Traditionally, gold and silver have been reliable signals of fear. In periods of geopolitical stress, investors move out of riskier assets and into precious metals, pushing prices higher. This pattern held through late 2025 and early 2026, as tariff tensions and instability drove both metals to record levels.

But recent events have exposed the limits of that narrative.

During the Iran conflict, price movements were less predictable. Gold did not rise consistently with escalation and even strengthened following a ceasefire announcement, suggesting markets are reacting less to events and more to positioning.

A key shift is that broader economic factors now matter more than ‘safe haven’ demand. Rising oil prices are pushing up inflation, making rate cuts less likely. Higher rates make gold less attractive as it does not pay interest. At the same time, a stronger US dollar has made gold more expensive for international buyers, weighing on demand.

Liquidity is also playing a bigger role. In volatile markets, investors prioritise access to cash, meaning even safe-haven assets can be sold. Gold’s liquidity makes it one of the easiest assets to offload, so it can fall even when risk is rising.

Silver is beginning to tell a different story. While still partly defensive, it is increasingly driven by industrial demand, particularly from electrification, AI hardware and electric vehicles. That structural demand is reshaping its role, making it more sensitive to economic cycles and less tied to risk sentiment.

Softer consumer demand adds another layer, with cost-of-living pressures and last year’s price surge weighing on jewellery purchases.

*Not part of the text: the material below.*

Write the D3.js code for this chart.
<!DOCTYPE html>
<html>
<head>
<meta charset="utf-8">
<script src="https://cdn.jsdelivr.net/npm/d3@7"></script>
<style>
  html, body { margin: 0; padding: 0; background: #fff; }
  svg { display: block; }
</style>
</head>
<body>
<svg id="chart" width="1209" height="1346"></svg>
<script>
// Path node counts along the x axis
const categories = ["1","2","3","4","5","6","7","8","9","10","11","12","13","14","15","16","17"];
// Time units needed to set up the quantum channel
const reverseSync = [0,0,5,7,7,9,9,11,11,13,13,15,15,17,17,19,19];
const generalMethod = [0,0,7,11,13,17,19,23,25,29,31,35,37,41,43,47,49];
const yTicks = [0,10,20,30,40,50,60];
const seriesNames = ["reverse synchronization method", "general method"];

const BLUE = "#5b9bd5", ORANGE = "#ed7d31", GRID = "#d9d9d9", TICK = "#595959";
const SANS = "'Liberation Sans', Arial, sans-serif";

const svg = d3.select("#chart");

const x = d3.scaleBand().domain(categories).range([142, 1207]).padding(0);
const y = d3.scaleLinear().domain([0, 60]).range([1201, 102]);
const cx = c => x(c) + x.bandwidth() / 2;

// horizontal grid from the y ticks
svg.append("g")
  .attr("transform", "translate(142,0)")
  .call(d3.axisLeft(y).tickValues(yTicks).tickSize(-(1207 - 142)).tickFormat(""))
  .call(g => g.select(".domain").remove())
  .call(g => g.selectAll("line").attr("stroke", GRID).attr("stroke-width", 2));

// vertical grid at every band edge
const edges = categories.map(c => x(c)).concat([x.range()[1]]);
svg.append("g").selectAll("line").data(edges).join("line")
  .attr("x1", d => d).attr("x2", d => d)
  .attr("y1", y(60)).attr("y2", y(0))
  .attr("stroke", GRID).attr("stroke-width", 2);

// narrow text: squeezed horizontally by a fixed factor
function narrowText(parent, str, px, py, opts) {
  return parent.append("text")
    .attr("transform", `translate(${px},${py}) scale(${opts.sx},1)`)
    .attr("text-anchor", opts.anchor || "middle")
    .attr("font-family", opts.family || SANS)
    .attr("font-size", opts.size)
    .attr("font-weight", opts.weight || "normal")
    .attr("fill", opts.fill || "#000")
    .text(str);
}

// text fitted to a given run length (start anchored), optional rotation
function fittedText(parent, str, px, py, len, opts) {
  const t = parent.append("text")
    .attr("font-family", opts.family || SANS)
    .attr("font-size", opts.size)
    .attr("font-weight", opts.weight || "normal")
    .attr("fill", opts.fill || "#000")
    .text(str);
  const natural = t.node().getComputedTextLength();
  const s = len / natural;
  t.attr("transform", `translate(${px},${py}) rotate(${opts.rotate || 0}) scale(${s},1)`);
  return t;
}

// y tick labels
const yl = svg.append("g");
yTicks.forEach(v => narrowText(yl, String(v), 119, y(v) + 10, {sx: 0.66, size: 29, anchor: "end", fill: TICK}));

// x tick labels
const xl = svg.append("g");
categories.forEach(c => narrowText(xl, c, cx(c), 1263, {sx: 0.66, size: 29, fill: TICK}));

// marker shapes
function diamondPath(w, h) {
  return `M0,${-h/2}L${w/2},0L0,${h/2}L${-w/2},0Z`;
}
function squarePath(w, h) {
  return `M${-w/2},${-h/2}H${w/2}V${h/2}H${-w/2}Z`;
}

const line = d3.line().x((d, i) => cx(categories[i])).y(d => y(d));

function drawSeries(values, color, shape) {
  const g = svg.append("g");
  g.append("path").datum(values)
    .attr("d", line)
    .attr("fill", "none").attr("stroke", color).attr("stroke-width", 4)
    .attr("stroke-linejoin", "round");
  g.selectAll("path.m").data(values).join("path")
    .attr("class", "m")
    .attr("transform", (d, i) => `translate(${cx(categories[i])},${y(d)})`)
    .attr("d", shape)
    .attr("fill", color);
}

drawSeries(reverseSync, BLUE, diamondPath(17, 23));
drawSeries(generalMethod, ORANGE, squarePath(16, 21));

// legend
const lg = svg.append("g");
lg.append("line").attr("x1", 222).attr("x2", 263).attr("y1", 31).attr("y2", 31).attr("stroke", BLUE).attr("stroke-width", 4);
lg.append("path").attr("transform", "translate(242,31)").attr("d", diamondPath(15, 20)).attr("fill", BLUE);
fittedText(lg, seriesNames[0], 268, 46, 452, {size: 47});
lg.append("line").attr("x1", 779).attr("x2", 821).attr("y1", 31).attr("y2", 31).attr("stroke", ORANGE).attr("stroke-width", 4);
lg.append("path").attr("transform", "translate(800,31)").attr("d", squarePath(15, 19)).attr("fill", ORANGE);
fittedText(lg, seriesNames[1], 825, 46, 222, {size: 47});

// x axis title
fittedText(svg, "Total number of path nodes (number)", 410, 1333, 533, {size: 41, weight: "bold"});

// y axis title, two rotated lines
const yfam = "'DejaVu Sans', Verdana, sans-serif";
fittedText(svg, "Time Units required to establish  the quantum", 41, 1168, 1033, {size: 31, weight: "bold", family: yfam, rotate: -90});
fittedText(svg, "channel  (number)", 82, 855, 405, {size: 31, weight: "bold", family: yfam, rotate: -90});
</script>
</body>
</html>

The result is a more complex picture. Precious metals are no longer a straightforward barometer of global anxiety. Their prices reflect a mix of interest rates, currency strength, energy markets, liquidity and industrial demand.

Gold still plays a defensive role, but its short-term moves are increasingly dictated by macro conditions. Silver, by contrast, is becoming more cyclical, reflecting the trajectory of technology and industrial growth.

If gold once told us how worried the world was, it is now telling us something more nuanced: not just what investors fear, but how they are forced to respond.

In an ever-shifting political and economic landscape, 2026 will test whether these assumptions still stand, or just how much the rules have changed.